Dr. Mimi Gerstbauer, Associate Professor of Political Science and Peace Studies at Gustavus Adolphus College, has spent the last several months in Poland, after being awarded a U.S. Fulbright Scholar grant for 2014-15. Gerstbauer has been teaching courses in international relations at Collegium Civitas, a private university in Warsaw that specializes in social sciences and international politics.
Gerstbauer decided to apply for a Fulbright to Poland because of her research interests in inter-state reconciliation, which focuses on how nations restore relations post conflict. Poland has ongoing reconciliation stories with Germany, Russia, and the Ukraine. Last summer, before she had heard news of the Fulbright award, Gerstbauer received funding from Gustavus’s Kendall Center for Engaged Learning which allowed her to participate in a Council on International Educational Exchange (CIEE) faculty seminar titled, “Ruin and Revival: History, Modern Memory and Identity”. The travel seminar visited Warsaw, Krakow, and Berlin and focused on a multi-disciplinary approach to historical memory of both World War II and the Communist era.

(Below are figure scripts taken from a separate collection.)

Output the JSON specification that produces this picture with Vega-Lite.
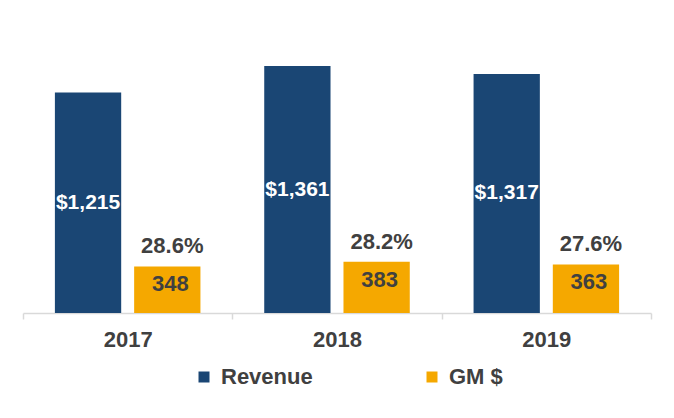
{
  "$schema": "https://vega.github.io/schema/vega-lite/v6.json",
  "width": 628,
  "height": 294,
  "autosize": {"type": "none"},
  "padding": {"left": 23, "top": 19, "right": 23, "bottom": 105},
  "background": "white",
  "config": {
    "view": {"stroke": null},
    "font": "Liberation Sans",
    "text": {"font": "Liberation Sans", "fontWeight": "bold"}
  },
  "data": {
    "values": [
      {"year": "2017", "series": "Revenue", "value": 1215},
      {"year": "2017", "series": "GM $", "value": 348, "pct": 0.286},
      {"year": "2018", "series": "Revenue", "value": 1361},
      {"year": "2018", "series": "GM $", "value": 383, "pct": 0.282},
      {"year": "2019", "series": "Revenue", "value": 1317},
      {"year": "2019", "series": "GM $", "value": 363, "pct": 0.276}
    ]
  },
  "encoding": {
    "x": {
      "field": "year",
      "type": "nominal",
      "scale": {"paddingInner": 0, "paddingOuter": 0},
      "axis": {
        "title": null,
        "labelAngle": 0,
        "domainColor": "#d9d9d9",
        "domainWidth": 1.5,
        "tickColor": "#d9d9d9",
        "tickWidth": 1.5,
        "tickSize": 6,
        "tickBand": "extent",
        "labelPadding": 10,
        "labelFont": "Liberation Sans",
        "labelFontSize": 22,
        "labelFontWeight": "bold",
        "labelColor": "#404040"
      }
    },
    "xOffset": {
      "field": "series",
      "type": "nominal",
      "scale": {"domain": ["Revenue", "GM $"], "paddingInner": 0.1635, "paddingOuter": 0.4025}
    }
  },
  "layer": [
    {
      "transform": [{"filter": "datum.series == 'Revenue'"}],
      "mark": {"type": "bar"},
      "encoding": {
        "y": {"field": "value", "type": "quantitative", "scale": {"domain": [0, 1620]}, "axis": null},
        "color": {
          "field": "series",
          "type": "nominal",
          "scale": {"domain": ["Revenue", "GM $"], "range": ["#1a4674", "#f5a800"]},
          "legend": {
            "title": null,
            "orient": "none",
            "legendX": 170,
            "legendY": 347,
            "direction": "horizontal",
            "symbolType": "square",
            "symbolSize": 121,
            "symbolStrokeWidth": 0,
            "labelFont": "Liberation Sans",
            "labelFontSize": 22,
            "labelFontWeight": "bold",
            "labelColor": "#404040",
            "labelOffset": 6,
            "columnPadding": 108
          }
        }
      }
    },
    {
      "transform": [{"filter": "datum.series == 'GM $'"}],
      "mark": {"type": "bar"},
      "encoding": {
        "y": {"field": "value", "type": "quantitative", "scale": {"domain": [0, 2195]}, "axis": null},
        "color": {"field": "series", "type": "nominal"}
      }
    },
    {
      "transform": [{"filter": "datum.series == 'Revenue'"}],
      "mark": {"type": "text", "color": "white", "fontSize": 21, "baseline": "middle", "align": "center"},
      "encoding": {
        "y": {"field": "value", "type": "quantitative", "scale": {"domain": [0, 3240]}, "axis": null},
        "text": {"field": "value", "type": "quantitative", "format": "$,d"}
      }
    },
    {
      "transform": [{"filter": "datum.series == 'GM $'"}],
      "mark": {"type": "text", "color": "#404040", "fontSize": 22, "baseline": "middle", "align": "center", "dy": 18, "dx": 3},
      "encoding": {
        "y": {"field": "value", "type": "quantitative", "scale": {"domain": [0, 2195]}, "axis": null},
        "text": {"field": "value", "type": "quantitative", "format": "d"}
      }
    },
    {
      "transform": [{"filter": "datum.series == 'GM $'"}],
      "mark": {"type": "text", "color": "#404040", "fontSize": 22, "baseline": "middle", "align": "center", "dy": -20, "dx": 5},
      "encoding": {
        "y": {"field": "value", "type": "quantitative", "scale": {"domain": [0, 2195]}, "axis": null},
        "text": {"field": "pct", "type": "quantitative", "format": ".1%"}
      }
    }
  ],
  "resolve": {"scale": {"y": "independent"}}
}
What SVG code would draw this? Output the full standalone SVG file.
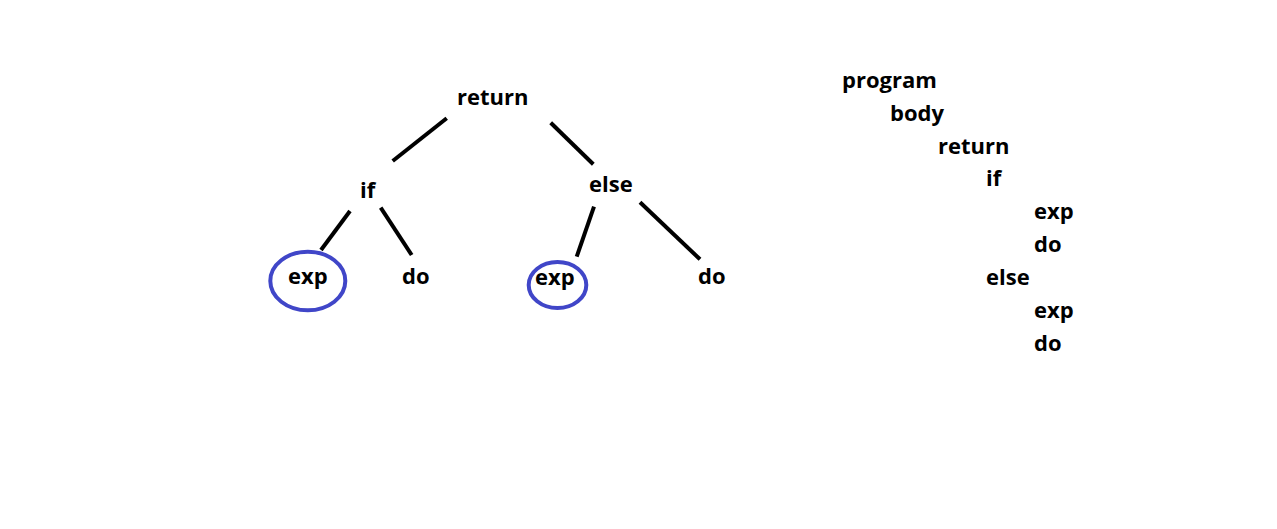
<svg xmlns="http://www.w3.org/2000/svg" width="1277" height="529" viewBox="0 0 1277 529">
<style>
text{font-family:"Open Sans","Liberation Sans",sans-serif;font-weight:700;font-size:22px;fill:#000}
.edge{stroke:#000;stroke-width:4;stroke-linecap:butt;fill:none}
.ring{stroke:#4046c8;stroke-width:4;fill:none}
</style>
<rect width="1277" height="529" fill="#fff"/>
<g id="connectors">
<line class="edge" x1="446.7" y1="118.3" x2="392.7" y2="161"/>
<line class="edge" x1="550.7" y1="122.7" x2="593.3" y2="164.3"/>
<line class="edge" x1="350" y1="211" x2="321" y2="250"/>
<line class="edge" x1="380.7" y1="207.7" x2="411.7" y2="255"/>
<line class="edge" x1="594" y1="206.7" x2="576.7" y2="256.7"/>
<line class="edge" x1="640" y1="202.3" x2="700" y2="259.3"/>
</g>
<g id="n-return"><text x="457" y="105">return</text></g>
<g id="n-if"><text x="360" y="198">if</text></g>
<g id="n-else"><text x="589" y="192">else</text></g>
<g id="n-exp1"><ellipse class="ring" cx="307.8" cy="281" rx="37.5" ry="29.3"/><text x="288" y="284">exp</text></g>
<g id="n-do1"><text x="402" y="284">do</text></g>
<g id="n-exp2"><ellipse class="ring" cx="557.5" cy="285" rx="28.8" ry="23"/><text x="535" y="285">exp</text></g>
<g id="n-do2"><text x="698" y="284">do</text></g>
<g id="outline">
<text x="842" y="88">program</text>
<text x="890" y="121">body</text>
<text x="938" y="154">return</text>
<text x="986" y="186">if</text>
<text x="1034" y="219">exp</text>
<text x="1034" y="252">do</text>
<text x="986" y="285">else</text>
<text x="1034" y="318">exp</text>
<text x="1034" y="351">do</text>
</g>
</svg>
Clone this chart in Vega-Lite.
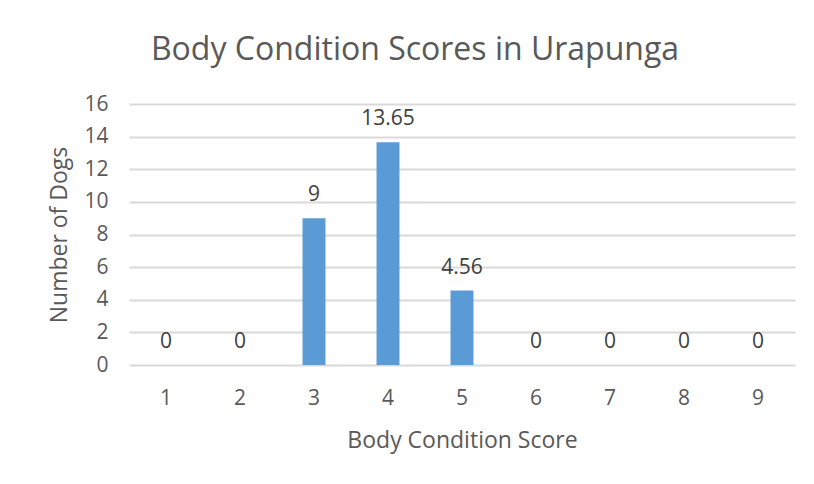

“I thank the Kendall Center for that opportunity,” Gerstbauer said. “It was a wonderful introduction to Poland and an opportunity to learn from the presenters and from the other faculty on the trip who were artists, historians, criminologists, and more.”
Gerstbauer has had an opportunity to integrate her interest in reconciliation into a variety of her courses, including a January course on Forgiveness, a First Term Seminar on War Crimes and their Punishment, and most recently a senior seminar in political science called Politics of Reconciliation.
“Reconciliation and related areas of historical memory are very interdisciplinary and Gustavus values interdisciplinary learning,” Gerstbauer said. “Poland has a lot to teach us. Not many Gustavus students choose to study abroad in Poland, but I hope that will change.”
Gerstbauer notes that Poland is known as the central cemetery of the 20th century for two totalitarianisms – Fascism and Communism. For centuries, it was one of the most welcoming places in all of Europe for Jews. Yet, Poland was the central killing field of the Nazi terror. Everyone knows that World War II began in Poland in 1939, but fewer are aware that the nonviolent Solidarity movement in Poland in the early 1980s was the beginning of 1989 and the collapse of Communism.
At Collegium Civitas, Gerstbauer is teaching two courses: U.S. Foreign Policy, a required course for MA students, and her seminar on the Politics of Reconciliation. Fulbright Scholars are also encouraged to get involved in other ways in their host communities, and Gerstbauer has given lectures on her research and on teaching to faculty at Collegium Civitas, the University of Biaylstok in northeast Poland, and to other academic audiences. Her family (her husband and three sons are with her for the six month term) has been involved with a local church and the children’s school, giving presentations on American culture.
Mimi Gerstbauer has taught at Gustavus since 2001 and directed the Peace Studies program from 2002 to 2014. She is the author of several articles and book chapters on non-governmental organizations and international peacebuilding work and spent the first half of her 2014-2015 sabbatical completing a manuscript on U.S. foreign policy and reconciliation with former enemy nations Vietnam, Nicaragua, and Iraq.